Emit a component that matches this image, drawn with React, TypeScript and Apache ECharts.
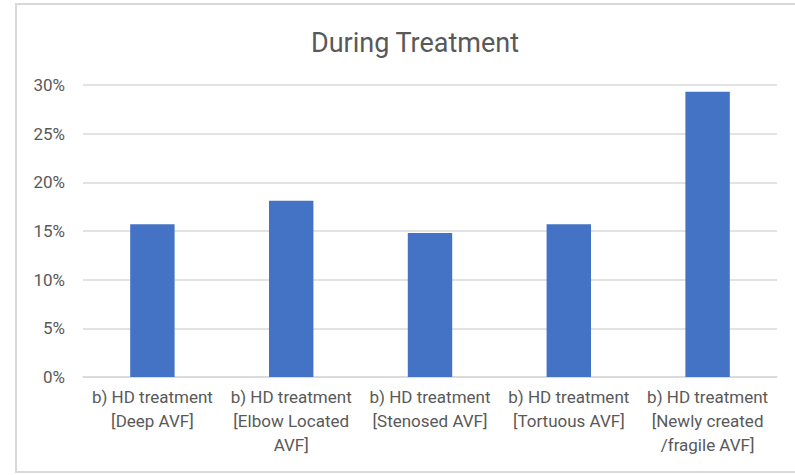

* * *

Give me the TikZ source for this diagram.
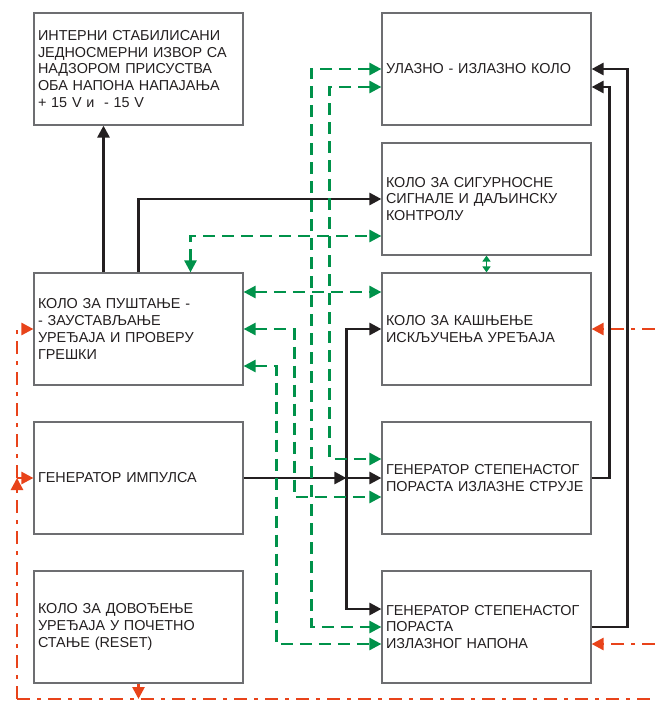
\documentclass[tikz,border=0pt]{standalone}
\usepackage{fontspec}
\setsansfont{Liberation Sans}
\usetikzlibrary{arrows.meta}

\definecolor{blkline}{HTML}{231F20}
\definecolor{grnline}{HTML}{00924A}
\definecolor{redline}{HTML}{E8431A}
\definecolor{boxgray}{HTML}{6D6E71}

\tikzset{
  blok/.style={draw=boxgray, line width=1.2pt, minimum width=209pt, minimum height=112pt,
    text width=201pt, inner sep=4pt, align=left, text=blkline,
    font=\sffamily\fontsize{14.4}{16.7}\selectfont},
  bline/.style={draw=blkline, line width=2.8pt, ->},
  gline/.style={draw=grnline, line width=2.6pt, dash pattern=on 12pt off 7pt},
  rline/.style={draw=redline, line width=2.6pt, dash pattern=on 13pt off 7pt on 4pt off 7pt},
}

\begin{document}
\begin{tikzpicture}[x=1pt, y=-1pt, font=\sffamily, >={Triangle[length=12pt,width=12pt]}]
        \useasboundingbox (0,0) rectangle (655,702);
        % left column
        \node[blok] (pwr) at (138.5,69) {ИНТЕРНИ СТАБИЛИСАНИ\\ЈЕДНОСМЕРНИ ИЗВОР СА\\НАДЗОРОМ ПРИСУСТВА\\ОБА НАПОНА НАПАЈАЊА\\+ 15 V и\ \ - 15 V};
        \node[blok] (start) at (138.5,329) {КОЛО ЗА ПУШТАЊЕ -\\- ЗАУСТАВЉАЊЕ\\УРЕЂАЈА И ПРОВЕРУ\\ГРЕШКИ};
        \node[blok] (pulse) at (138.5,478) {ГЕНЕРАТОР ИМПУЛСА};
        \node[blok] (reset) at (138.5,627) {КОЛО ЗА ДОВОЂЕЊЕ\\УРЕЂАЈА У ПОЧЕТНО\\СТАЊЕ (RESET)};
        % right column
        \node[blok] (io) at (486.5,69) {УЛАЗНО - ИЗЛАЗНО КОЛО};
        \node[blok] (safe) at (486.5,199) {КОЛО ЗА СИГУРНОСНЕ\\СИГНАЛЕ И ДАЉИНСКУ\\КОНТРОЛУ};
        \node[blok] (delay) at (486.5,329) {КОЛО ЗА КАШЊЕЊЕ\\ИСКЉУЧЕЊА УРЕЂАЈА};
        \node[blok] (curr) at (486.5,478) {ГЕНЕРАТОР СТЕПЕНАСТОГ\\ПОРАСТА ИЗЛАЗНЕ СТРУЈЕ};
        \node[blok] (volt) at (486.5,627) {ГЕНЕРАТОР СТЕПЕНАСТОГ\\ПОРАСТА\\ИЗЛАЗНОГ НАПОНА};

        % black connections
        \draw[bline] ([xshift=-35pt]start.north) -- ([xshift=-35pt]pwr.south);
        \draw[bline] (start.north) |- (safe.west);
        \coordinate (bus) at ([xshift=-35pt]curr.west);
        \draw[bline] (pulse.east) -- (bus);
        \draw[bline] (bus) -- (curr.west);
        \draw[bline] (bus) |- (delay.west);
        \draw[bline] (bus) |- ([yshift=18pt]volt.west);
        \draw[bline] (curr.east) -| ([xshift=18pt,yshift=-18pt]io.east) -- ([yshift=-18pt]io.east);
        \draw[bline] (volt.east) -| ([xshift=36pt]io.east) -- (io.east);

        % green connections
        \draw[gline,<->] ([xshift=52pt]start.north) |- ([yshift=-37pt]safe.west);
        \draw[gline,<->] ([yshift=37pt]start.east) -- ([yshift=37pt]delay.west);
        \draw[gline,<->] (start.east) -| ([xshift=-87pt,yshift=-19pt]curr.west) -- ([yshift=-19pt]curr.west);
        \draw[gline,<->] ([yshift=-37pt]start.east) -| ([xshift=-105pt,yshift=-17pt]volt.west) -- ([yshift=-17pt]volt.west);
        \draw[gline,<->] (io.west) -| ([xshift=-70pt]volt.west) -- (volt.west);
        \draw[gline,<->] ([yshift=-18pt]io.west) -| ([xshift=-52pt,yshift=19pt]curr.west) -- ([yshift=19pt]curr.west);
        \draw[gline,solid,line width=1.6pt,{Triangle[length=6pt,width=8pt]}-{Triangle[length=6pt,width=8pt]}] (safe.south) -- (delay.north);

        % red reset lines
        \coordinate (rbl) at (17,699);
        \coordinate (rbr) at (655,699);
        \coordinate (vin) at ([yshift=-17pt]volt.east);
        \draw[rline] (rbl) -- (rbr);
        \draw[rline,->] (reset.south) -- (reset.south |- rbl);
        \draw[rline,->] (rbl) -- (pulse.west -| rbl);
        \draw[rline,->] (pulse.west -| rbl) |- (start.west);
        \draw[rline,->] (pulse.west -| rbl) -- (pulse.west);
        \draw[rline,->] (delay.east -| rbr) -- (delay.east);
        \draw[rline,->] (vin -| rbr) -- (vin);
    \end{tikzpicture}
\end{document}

▶ [WORK REQUIRED]
Report how many lines contain "this". Give nothing but the number.

▶ [TASK ANSWER]
2